Jamais Vu
October 4th to November 1st
``I explore thin layers, frenetic and searching brushwork, pentimenti (traces of previous work; evidence that the artist changed his/her mind), accident, and anomaly.
“There’s an opposite to déjà vu. They call it jamais vu. It’s when you meet the same people or visit places, again and again, but each time is the first. Everybody is always a stranger. Nothing is ever familiar.” – Chuck Palahniuk
“Like a word on a page that you’ve printed and read a million times, that suddenly looks strange or wrong, foreign. And you feel scared for a second, like you’ve lost something, even if you’re not sure what it is.” – Sarah Dessen
We are all human; we are intimately familiar with the most basic features of being human. And yet, I am sure many of you have stared at yourselves in a mirror to the point of losing hold of your own image; you have been taken aback by how you become a stranger to yourself. My work explores the shifting nature of time, place, concept, reality, and paint. All of these notions rely heavily on the stability of our own perception of them – what if the perception keeps fracturing?

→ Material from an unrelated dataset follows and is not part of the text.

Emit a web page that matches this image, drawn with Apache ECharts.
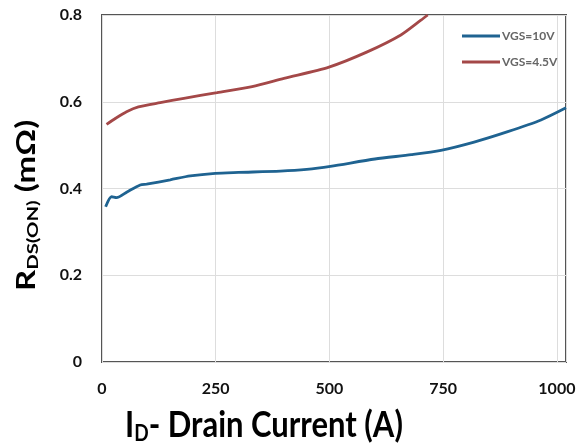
<!DOCTYPE html>
<html>
<head>
<meta charset="utf-8">
<script src="https://cdn.jsdelivr.net/npm/echarts@6/dist/echarts.min.js"></script>
<style>
  html, body { margin: 0; padding: 0; background: #ffffff; }
  #chart { width: 582px; height: 448px; }
</style>
</head>
<body>
<div id="chart"></div>
<script>
// On-resistance vs drain current, two gate voltages
const seriesNames = ['VGS=10V', 'VGS=4.5V'];

const current10 = [8, 21, 32, 55, 84, 98, 150, 194, 249, 300, 392, 450, 502, 600, 680, 745, 818, 892, 965, 1020];
const rds10 = [0.358, 0.381, 0.379, 0.392, 0.408, 0.410, 0.420, 0.429, 0.435, 0.437, 0.440, 0.444, 0.451, 0.468, 0.478, 0.488, 0.507, 0.531, 0.558, 0.586];

const current45 = [10, 30, 54, 80, 128, 180, 253, 330, 400, 499, 583, 657, 701, 716];
const rds45 = [0.548, 0.562, 0.577, 0.588, 0.598, 0.608, 0.621, 0.635, 0.654, 0.680, 0.715, 0.754, 0.788, 0.800];

const xTicks = [0, 250, 500, 750, 1000];
const yTicks = [0, 0.2, 0.4, 0.6, 0.8];

const pairs = (xs, ys) => xs.map((x, i) => [x, ys[i]]);

const chart = echarts.init(document.getElementById('chart'), null, { renderer: 'canvas' });

chart.setOption({
  backgroundColor: '#ffffff',
  animation: false,
  grid: {
    left: 102, top: 15, right: 16, bottom: 86,
    show: true, borderColor: '#555555', borderWidth: 2, backgroundColor: 'transparent'
  },
  legend: {
    orient: 'vertical',
    left: 457, top: 25,
    itemWidth: 38, itemHeight: 3, itemGap: 14,
    icon: 'rect',
    data: seriesNames,
    textStyle: { fontFamily: 'Lato', fontWeight: 'bold', fontSize: 12, color: '#666666', padding: [0, 0, 0, -3] }
  },
  xAxis: {
    type: 'value',
    min: xTicks[0], max: 1020, interval: 250,
    axisLine: { show: false },
    axisTick: { show: false },
    splitLine: { show: true, lineStyle: { color: '#dddddd', width: 1 } },
    axisLabel: {
      showMaxLabel: false, margin: 19,
      fontFamily: 'Lato', fontWeight: 'bold', fontSize: 16, color: '#111111',
      formatter: v => xTicks.includes(v) ? String(v) : ''
    }
  },
  yAxis: {
    type: 'value',
    min: yTicks[0], max: yTicks[yTicks.length - 1], interval: 0.2,
    axisLine: { show: false },
    axisTick: { show: false },
    splitLine: { show: true, lineStyle: { color: '#dddddd', width: 1 } },
    axisLabel: {
      margin: 20,
      fontFamily: 'Lato', fontWeight: 'bold', fontSize: 16, color: '#111111',
      formatter: v => (v === 0 ? '0' : v.toFixed(1))
    }
  },
  graphic: [
    {
      type: 'text', x: 125, y: 404, scaleY: 1.18,
      style: {
        text: '{m|I}{s|D}{m|- Drain Current (A)}',
        rich: {
          m: { fontFamily: 'Lato', fontWeight: 'bold', fontSize: 31, color: '#595959', lineHeight: 36 },
          s: { fontFamily: 'Lato', fontWeight: 'bold', fontSize: 19, color: '#595959', lineHeight: 36, padding: [14, 0, 0, 0] }
        }
      }
    },
    {
      type: 'text', x: 11, y: 291, rotation: Math.PI / 2, scaleX: 1.27,
      style: {
        text: '{m|R}{s|DS(ON)}{m| (mΩ)}',
        rich: {
          m: { fontFamily: 'Lato', fontWeight: 'bold', fontSize: 26, color: '#595959', lineHeight: 32 },
          s: { fontFamily: 'Lato', fontWeight: 'bold', fontSize: 16, color: '#595959', lineHeight: 32, padding: [12, 0, 0, 0] }
        }
      }
    }
  ],
  series: [
    {
      name: seriesNames[0], type: 'line', smooth: 0.25, showSymbol: false,
      color: '#1f6391', lineStyle: { width: 2.8, color: '#1f6391' },
      data: pairs(current10, rds10)
    },
    {
      name: seriesNames[1], type: 'line', smooth: 0.25, showSymbol: false,
      color: '#a44848', lineStyle: { width: 2.8, color: '#a44848' },
      data: pairs(current45, rds45)
    }
  ]
});
</script>
</body>
</html>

I paint in a way that reflects my interest in the way the brain works, and the way I perceive the walk through life. I explore thin layers, frenetic and searching brushwork, pentimenti (traces of previous work; evidence that the artist changed his/her mind), accident, and anomaly. Francis Bacon writes, “In my case all painting… is an accident. I foresee it and yet I hardly ever carry it out as I foresee it. It transforms itself by the actual paint. I don’t in fact know very often what the paint will do, and it does many things which are very much better than I could make it do.”
For this particular body of work, my interest in Chance has taken center stage. I used random technological glitches to interfere in my initial stages, and have thus had to construct a more reactionary way of working to known and obvious source images – a way that removes me another step from familiarity and control – trying to recreate the sensation of jaimas vu.